The matchmaking system puts the lie to pay-to-win accusations against UFC 3 Ultimate Team, too. Even if you spend $100 on virtual currency to build a highly-rated fighter, you’ll simply be placed against others of the same rating. Don’t spend money, and you’ll still be matched against those who have developed a similar stable of fighters through fair work.
If you want to see what a real pay-to-win scheme looks like in a sports video game, visit NBA 2K18’s playground. That game’s microtransaction-based progression permeates its MyCareer suite — which includes the single-player career — and throws all players into the same pool in their cooperative/competitive multiplayer. The anger of the UFC 3 community feels contextual rather than factual when you look at what creates noise, and the level of the rumble.
When you’re mad at the wrong thing for the right reasons
UFC 3 may not have earned this anger fairly, but its existence highlights what everyone is actually angry about: How EA screwed up the launch economy of Battlefront 2. That is a system where advancement is dependent upon loot crates — with some lesser options that do allow players to create or earn specific bonuses on their own.
Need For Speed Payback also advances a player’s vehicle attributes through a similar system. Both games were cuffed around in reviews for their opaque progression systems and the grind associated with leveling up. The developers of both games have made changes in reply, and both studios promise more are on the way.
The company’s executives may make statements that sound unhelpful, if not uncaring, when it talks to investors about this mess, but deeds count more than words. If the developers at EA DICE really thought they were being treated unfairly by the public, if they felt like the game’s progression was appropriately separated from loot crates, they’d be digging in against that. They wouldn’t be increasing the free currency payouts or giving players greater means to pick out their own Star Cards for free.
Consumers forcing change is a great thing. Not only did players’ unified outrage lighten up Battlefront 2’s heavy-handed microtransaction model, the ultimate outcome validated their judgment that this was wrong, that they don’t have to take it and they don’t have to accept “don’t buy it” as a reply, from anyone. The accountable response to a bad or unfair product isn’t to tell people who don’t like it to pound sand; it’s to fix the product.
But to overplay that hand with UFC 3 squanders the moral capital raised during the Battlefront 2 blowup. This mess puts distance between developers who are doing their best to make something enjoyable and a community that seems immediately and even unfairly unwilling to give them a chance.

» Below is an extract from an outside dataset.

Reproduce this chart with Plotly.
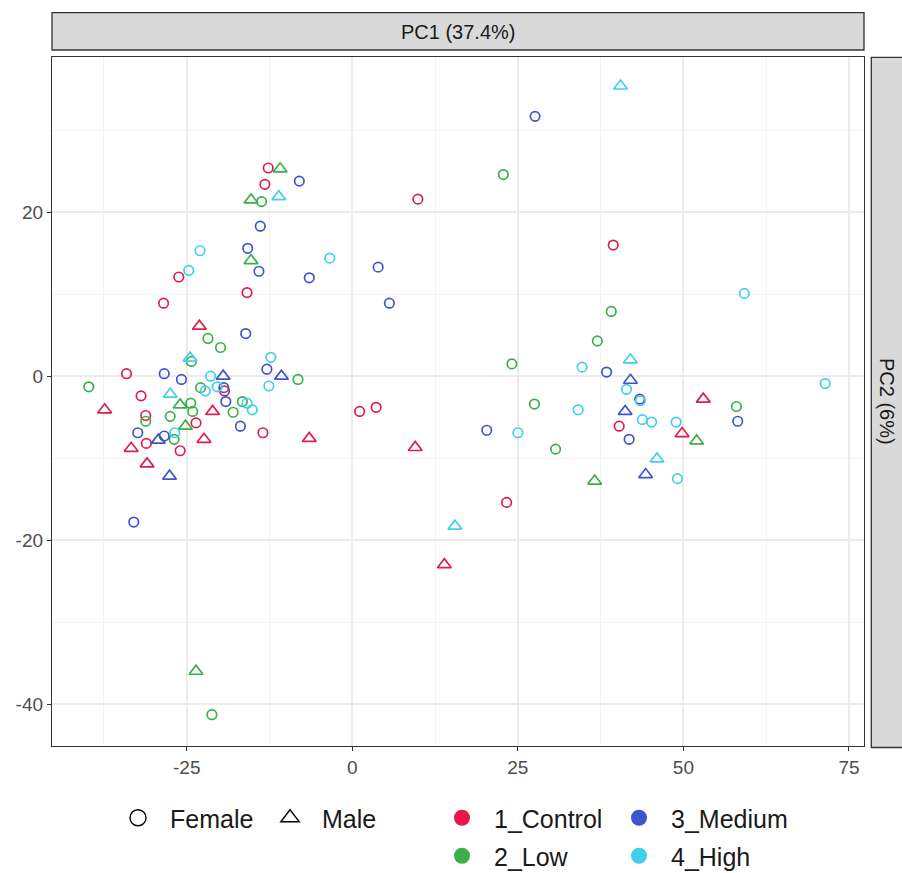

What if EA Vancouver, panicked by another mob at the door — or ordered to appease it by a licensing partner — threw some kind of a bone to get this controversy off their backs, and it ended up making the mode worse? These modes have been around a while, and seem to be working well for everyone. Changing them in response to anger that exists due to another unconnected game doesn’t seem wise.
It would also make me mad, because I do play Ultimate Team. It’s not my preferred mode of play, but I know exactly what it entails and I know the value of my work there. I also know I can play it fairly without feeling forced to buy anything. It’s nothing like what was going on in Battlefront 2 before EA pulled microtransactions and rebalanced the currency payoffs. Ultimate Team is in the game, but it isn’t the game.
If Electronic Arts must accept that damaged trust affects the whole brand, then its community can at least understand the thing that’s supposedly making everyone mad before marching off with torches in the air looking for something to burn. There’s no evidence that people know why they’re mad, only that EA should be the target. That’s not a good look for anyone.